## start

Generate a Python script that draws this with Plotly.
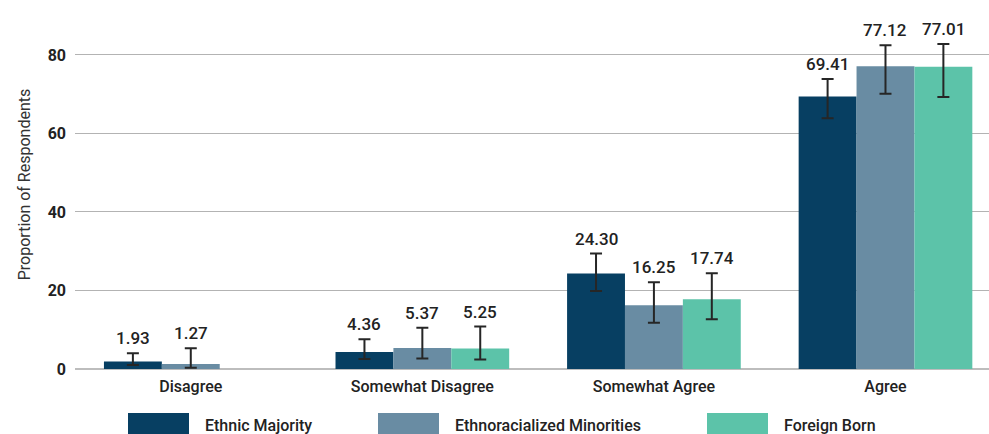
import plotly.graph_objects as go

# Survey responses by group, with confidence bounds
categories = ["Disagree", "Somewhat Disagree", "Somewhat Agree", "Agree"]
series = ["Ethnic Majority", "Ethnoracialized Minorities", "Foreign Born"]
colors = ["#073f62", "#698ca3", "#5cc3a9"]

ethnic_majority = [1.93, 4.36, 24.30, 69.41]
ethnic_majority_lo = [1.0, 2.55, 19.9, 63.9]
ethnic_majority_hi = [4.0, 7.55, 29.4, 73.9]

minorities = [1.27, 5.37, 16.25, 77.12]
minorities_lo = [0.35, 2.65, 11.8, 70.1]
minorities_hi = [5.3, 10.5, 22.1, 82.5]

foreign_born = [None, 5.25, 17.74, 77.01]
foreign_born_lo = [None, 2.45, 12.7, 69.3]
foreign_born_hi = [None, 10.8, 24.4, 82.8]

values = [ethnic_majority, minorities, foreign_born]
lows = [ethnic_majority_lo, minorities_lo, foreign_born_lo]
highs = [ethnic_majority_hi, minorities_hi, foreign_born_hi]

y_ticks = [0, 20, 40, 60, 80]

FONT = "Roboto"
TEXT = "#222222"
BARGAP = 0.25

xs = list(range(len(categories)))
fig = go.Figure()
annotations = []
bar_w = (1 - BARGAP) / len(series)

for k, name in enumerate(series):
    vals, lo, hi = values[k], lows[k], highs[k]
    plus = [h - v if v is not None else None for v, h in zip(vals, hi)]
    minus = [v - l if v is not None else None for v, l in zip(vals, lo)]
    fig.add_trace(go.Bar(
        x=xs, y=vals, name=name, marker=dict(color=colors[k], line=dict(width=0)),
        error_y=dict(type="data", symmetric=False, array=plus, arrayminus=minus,
                     color="#262626", thickness=2, width=6),
        showlegend=False,
    ))
    offset = (k - (len(series) - 1) / 2) * bar_w
    for i, (v, h) in enumerate(zip(vals, hi)):
        if v is None:
            continue
        annotations.append(dict(
            x=i + offset, y=h, xref="x", yref="y", text=f"{v:.2f}",
            showarrow=False, yanchor="bottom", yshift=3,
            font=dict(family=FONT, size=17, color=TEXT, weight=500),
        ))

# Legend drawn as wide swatches below the axis
plot_left, plot_w, plot_h = 75, 914, 369
legend_swatch_px = [128, 378, 707]
for k, name in enumerate(series):
    x0 = (legend_swatch_px[k] - plot_left) / plot_w
    x1 = (legend_swatch_px[k] + 61 - plot_left) / plot_w
    fig.add_shape(type="rect", xref="paper", yref="paper",
                  x0=x0, x1=x1, y0=(plot_h - 413) / plot_h, y1=(plot_h - 440) / plot_h,
                  fillcolor=colors[k], line=dict(width=0), layer="above")
    annotations.append(dict(
        x=(legend_swatch_px[k] + 75 - plot_left) / plot_w, y=(plot_h - 425) / plot_h,
        xref="paper", yref="paper", text=name, showarrow=False,
        xanchor="left", yanchor="middle",
        font=dict(family=FONT, size=16, color=TEXT, weight=500),
    ))

fig.update_layout(
    width=989, height=434,
    margin=dict(l=75, r=0, t=0, b=65),
    paper_bgcolor="white", plot_bgcolor="white",
    barmode="group", bargap=BARGAP, bargroupgap=0,
    annotations=annotations,
    showlegend=False,
)
fig.update_xaxes(
    range=[-0.5, 3.447], tickvals=xs, ticktext=categories,
    showgrid=False, zeroline=False, showline=False, ticks="",
    tickfont=dict(family=FONT, size=16, color=TEXT, weight=500),
    ticklabelstandoff=6,
)
fig.update_yaxes(
    range=[0, 94], tickvals=y_ticks,
    showgrid=True, gridcolor="#b3b3b3", gridwidth=1,
    zeroline=True, zerolinecolor="#bdbdbd", zerolinewidth=2,
    showline=False, ticks="",
    tickfont=dict(family=FONT, size=16, color=TEXT, weight=700),
    ticklabelstandoff=8,
    title=dict(text="Proportion of Respondents", standoff=13,
               font=dict(family=FONT, size=16, color="#333333")),
)

fig.write_html("out.html")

## end

* Goal:
In the copy, include no pictures; restate the listing above exactly.

* Full response:
Generate a Python script that draws this with Plotly.
import plotly.graph_objects as go

# Survey responses by group, with confidence bounds
categories = ["Disagree", "Somewhat Disagree", "Somewhat Agree", "Agree"]
series = ["Ethnic Majority", "Ethnoracialized Minorities", "Foreign Born"]
colors = ["#073f62", "#698ca3", "#5cc3a9"]

ethnic_majority = [1.93, 4.36, 24.30, 69.41]
ethnic_majority_lo = [1.0, 2.55, 19.9, 63.9]
ethnic_majority_hi = [4.0, 7.55, 29.4, 73.9]

minorities = [1.27, 5.37, 16.25, 77.12]
minorities_lo = [0.35, 2.65, 11.8, 70.1]
minorities_hi = [5.3, 10.5, 22.1, 82.5]

foreign_born = [None, 5.25, 17.74, 77.01]
foreign_born_lo = [None, 2.45, 12.7, 69.3]
foreign_born_hi = [None, 10.8, 24.4, 82.8]

values = [ethnic_majority, minorities, foreign_born]
lows = [ethnic_majority_lo, minorities_lo, foreign_born_lo]
highs = [ethnic_majority_hi, minorities_hi, foreign_born_hi]

y_ticks = [0, 20, 40, 60, 80]

FONT = "Roboto"
TEXT = "#222222"
BARGAP = 0.25

xs = list(range(len(categories)))
fig = go.Figure()
annotations = []
bar_w = (1 - BARGAP) / len(series)

for k, name in enumerate(series):
    vals, lo, hi = values[k], lows[k], highs[k]
    plus = [h - v if v is not None else None for v, h in zip(vals, hi)]
    minus = [v - l if v is not None else None for v, l in zip(vals, lo)]
    fig.add_trace(go.Bar(
        x=xs, y=vals, name=name, marker=dict(color=colors[k], line=dict(width=0)),
        error_y=dict(type="data", symmetric=False, array=plus, arrayminus=minus,
                     color="#262626", thickness=2, width=6),
        showlegend=False,
    ))
    offset = (k - (len(series) - 1) / 2) * bar_w
    for i, (v, h) in enumerate(zip(vals, hi)):
        if v is None:
            continue
        annotations.append(dict(
            x=i + offset, y=h, xref="x", yref="y", text=f"{v:.2f}",
            showarrow=False, yanchor="bottom", yshift=3,
            font=dict(family=FONT, size=17, color=TEXT, weight=500),
        ))

# Legend drawn as wide swatches below the axis
plot_left, plot_w, plot_h = 75, 914, 369
legend_swatch_px = [128, 378, 707]
for k, name in enumerate(series):
    x0 = (legend_swatch_px[k] - plot_left) / plot_w
    x1 = (legend_swatch_px[k] + 61 - plot_left) / plot_w
    fig.add_shape(type="rect", xref="paper", yref="paper",
                  x0=x0, x1=x1, y0=(plot_h - 413) / plot_h, y1=(plot_h - 440) / plot_h,
                  fillcolor=colors[k], line=dict(width=0), layer="above")
    annotations.append(dict(
        x=(legend_swatch_px[k] + 75 - plot_left) / plot_w, y=(plot_h - 425) / plot_h,
        xref="paper", yref="paper", text=name, showarrow=False,
        xanchor="left", yanchor="middle",
        font=dict(family=FONT, size=16, color=TEXT, weight=500),
    ))

fig.update_layout(
    width=989, height=434,
    margin=dict(l=75, r=0, t=0, b=65),
    paper_bgcolor="white", plot_bgcolor="white",
    barmode="group", bargap=BARGAP, bargroupgap=0,
    annotations=annotations,
    showlegend=False,
)
fig.update_xaxes(
    range=[-0.5, 3.447], tickvals=xs, ticktext=categories,
    showgrid=False, zeroline=False, showline=False, ticks="",
    tickfont=dict(family=FONT, size=16, color=TEXT, weight=500),
    ticklabelstandoff=6,
)
fig.update_yaxes(
    range=[0, 94], tickvals=y_ticks,
    showgrid=True, gridcolor="#b3b3b3", gridwidth=1,
    zeroline=True, zerolinecolor="#bdbdbd", zerolinewidth=2,
    showline=False, ticks="",
    tickfont=dict(family=FONT, size=16, color=TEXT, weight=700),
    ticklabelstandoff=8,
    title=dict(text="Proportion of Respondents", standoff=13,
               font=dict(family=FONT, size=16, color="#333333")),
)

fig.write_html("out.html")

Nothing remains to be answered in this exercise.